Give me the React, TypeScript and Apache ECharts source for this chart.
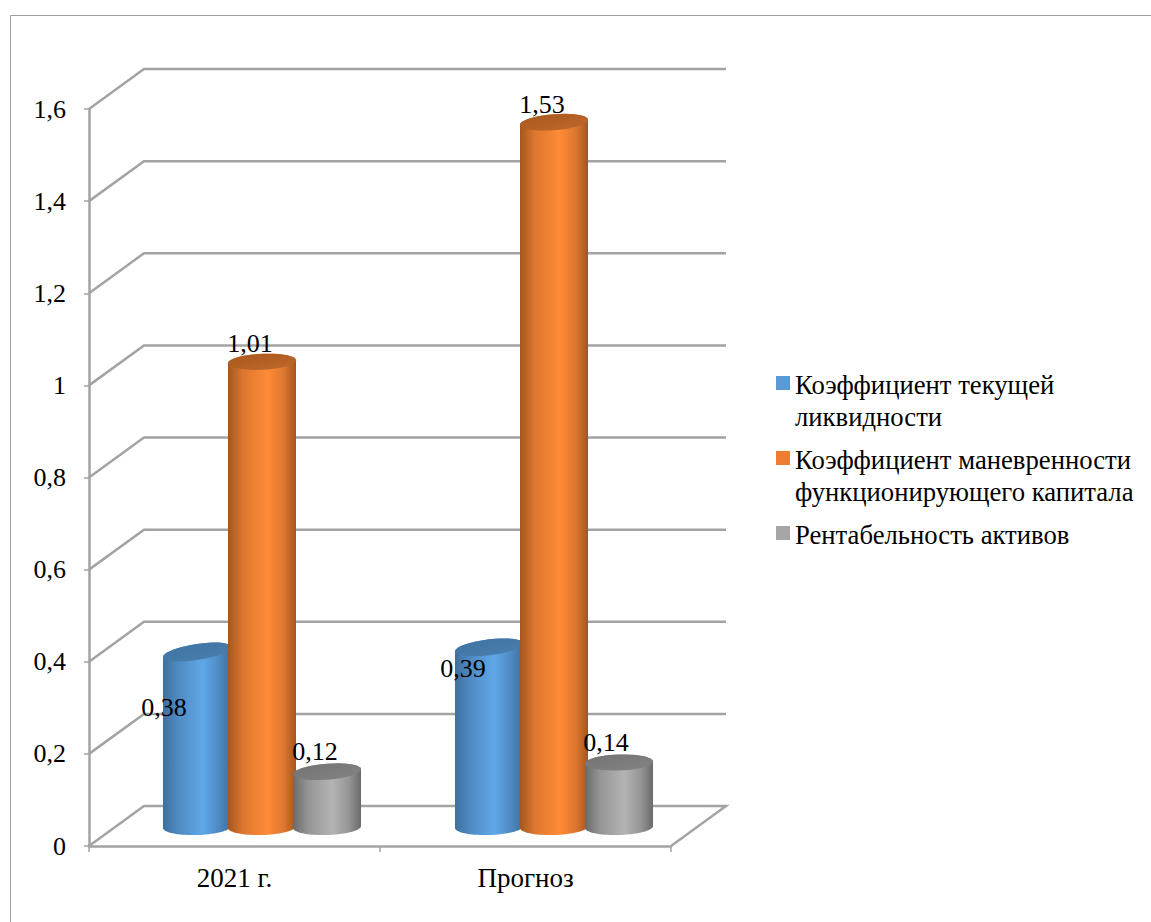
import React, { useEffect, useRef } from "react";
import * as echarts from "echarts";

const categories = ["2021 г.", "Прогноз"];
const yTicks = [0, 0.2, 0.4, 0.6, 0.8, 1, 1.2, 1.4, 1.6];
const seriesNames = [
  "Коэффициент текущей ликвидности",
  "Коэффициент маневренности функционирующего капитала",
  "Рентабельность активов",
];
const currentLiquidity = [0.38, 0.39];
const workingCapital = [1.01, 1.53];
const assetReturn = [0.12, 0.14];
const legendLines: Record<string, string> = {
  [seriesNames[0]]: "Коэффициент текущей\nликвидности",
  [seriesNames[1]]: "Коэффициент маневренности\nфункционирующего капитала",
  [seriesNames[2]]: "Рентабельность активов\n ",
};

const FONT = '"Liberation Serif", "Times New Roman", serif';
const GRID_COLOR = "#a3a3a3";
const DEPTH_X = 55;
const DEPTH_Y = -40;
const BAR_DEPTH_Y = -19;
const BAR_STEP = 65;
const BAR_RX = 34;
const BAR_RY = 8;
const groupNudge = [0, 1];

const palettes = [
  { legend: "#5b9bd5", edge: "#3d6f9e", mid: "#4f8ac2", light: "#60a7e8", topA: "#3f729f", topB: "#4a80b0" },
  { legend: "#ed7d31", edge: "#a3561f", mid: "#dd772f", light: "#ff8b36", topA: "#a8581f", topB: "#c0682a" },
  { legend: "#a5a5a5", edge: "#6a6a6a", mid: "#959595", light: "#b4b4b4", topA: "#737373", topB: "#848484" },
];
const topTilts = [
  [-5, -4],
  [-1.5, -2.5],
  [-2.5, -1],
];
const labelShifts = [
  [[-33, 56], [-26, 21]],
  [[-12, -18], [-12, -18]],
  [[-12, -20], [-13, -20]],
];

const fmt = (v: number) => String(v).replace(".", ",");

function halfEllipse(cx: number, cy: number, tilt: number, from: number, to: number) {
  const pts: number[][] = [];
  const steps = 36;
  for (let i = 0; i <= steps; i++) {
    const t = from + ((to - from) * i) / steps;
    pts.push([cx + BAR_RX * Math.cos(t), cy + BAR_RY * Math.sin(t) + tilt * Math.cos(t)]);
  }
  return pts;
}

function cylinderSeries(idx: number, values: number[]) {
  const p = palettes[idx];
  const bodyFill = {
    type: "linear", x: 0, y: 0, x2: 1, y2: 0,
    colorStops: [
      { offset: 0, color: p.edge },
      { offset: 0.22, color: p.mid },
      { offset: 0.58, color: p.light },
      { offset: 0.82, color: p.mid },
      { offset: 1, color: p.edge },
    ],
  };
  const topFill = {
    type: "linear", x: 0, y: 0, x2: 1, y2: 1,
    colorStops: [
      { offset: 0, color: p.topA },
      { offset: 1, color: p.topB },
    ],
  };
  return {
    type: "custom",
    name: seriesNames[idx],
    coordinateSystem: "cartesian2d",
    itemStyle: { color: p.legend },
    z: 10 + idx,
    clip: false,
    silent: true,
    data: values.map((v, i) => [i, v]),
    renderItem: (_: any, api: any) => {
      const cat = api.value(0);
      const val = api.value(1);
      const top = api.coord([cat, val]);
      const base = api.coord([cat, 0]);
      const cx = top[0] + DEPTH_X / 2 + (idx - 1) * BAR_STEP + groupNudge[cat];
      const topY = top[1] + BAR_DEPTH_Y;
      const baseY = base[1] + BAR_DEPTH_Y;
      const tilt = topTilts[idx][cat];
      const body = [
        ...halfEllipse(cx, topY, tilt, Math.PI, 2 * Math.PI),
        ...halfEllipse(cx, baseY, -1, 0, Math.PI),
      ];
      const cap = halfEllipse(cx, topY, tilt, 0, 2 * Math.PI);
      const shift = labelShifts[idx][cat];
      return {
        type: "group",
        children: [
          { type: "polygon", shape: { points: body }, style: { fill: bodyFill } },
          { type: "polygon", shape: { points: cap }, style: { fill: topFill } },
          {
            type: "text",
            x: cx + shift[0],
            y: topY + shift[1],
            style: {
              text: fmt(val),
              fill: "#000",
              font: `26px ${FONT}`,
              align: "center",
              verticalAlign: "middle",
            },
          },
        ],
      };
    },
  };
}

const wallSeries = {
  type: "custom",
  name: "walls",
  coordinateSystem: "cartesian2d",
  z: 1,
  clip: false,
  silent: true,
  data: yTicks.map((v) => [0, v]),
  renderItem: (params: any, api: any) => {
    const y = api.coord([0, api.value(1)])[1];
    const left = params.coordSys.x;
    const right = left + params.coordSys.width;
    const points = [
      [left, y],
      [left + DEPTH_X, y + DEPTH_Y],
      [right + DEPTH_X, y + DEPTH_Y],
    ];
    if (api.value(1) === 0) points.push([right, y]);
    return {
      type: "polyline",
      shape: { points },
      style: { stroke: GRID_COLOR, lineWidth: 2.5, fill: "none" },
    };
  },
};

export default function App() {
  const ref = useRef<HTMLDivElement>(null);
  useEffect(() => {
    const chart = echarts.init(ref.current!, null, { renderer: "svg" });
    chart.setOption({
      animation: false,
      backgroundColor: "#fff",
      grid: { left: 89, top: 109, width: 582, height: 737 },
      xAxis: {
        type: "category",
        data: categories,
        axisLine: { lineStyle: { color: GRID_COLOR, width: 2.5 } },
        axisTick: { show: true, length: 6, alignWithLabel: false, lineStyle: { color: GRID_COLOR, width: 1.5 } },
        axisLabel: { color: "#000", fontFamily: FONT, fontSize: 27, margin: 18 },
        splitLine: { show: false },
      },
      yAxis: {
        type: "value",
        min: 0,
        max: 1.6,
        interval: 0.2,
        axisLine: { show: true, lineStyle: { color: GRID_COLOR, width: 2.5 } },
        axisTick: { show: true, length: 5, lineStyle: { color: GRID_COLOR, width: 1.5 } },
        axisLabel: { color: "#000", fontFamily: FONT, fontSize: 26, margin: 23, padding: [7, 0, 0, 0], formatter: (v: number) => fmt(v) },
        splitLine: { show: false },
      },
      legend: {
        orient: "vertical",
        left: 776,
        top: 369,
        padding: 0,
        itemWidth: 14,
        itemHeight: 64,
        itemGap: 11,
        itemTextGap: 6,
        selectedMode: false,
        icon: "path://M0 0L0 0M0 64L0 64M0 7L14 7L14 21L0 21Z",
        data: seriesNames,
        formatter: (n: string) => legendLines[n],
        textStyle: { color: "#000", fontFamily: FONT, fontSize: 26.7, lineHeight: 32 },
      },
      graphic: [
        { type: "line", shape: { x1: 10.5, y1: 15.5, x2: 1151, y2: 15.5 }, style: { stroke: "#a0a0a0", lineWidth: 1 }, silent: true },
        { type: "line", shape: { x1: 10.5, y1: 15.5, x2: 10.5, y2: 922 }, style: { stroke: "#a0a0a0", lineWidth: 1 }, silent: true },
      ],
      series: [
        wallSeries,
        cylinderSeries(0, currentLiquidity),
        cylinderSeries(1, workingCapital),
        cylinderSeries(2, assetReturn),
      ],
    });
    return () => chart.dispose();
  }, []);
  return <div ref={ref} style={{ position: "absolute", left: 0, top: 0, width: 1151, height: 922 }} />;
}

> [Requirements] Give the count of lines holding the word "React" and nothing more.

> [Finished task] 2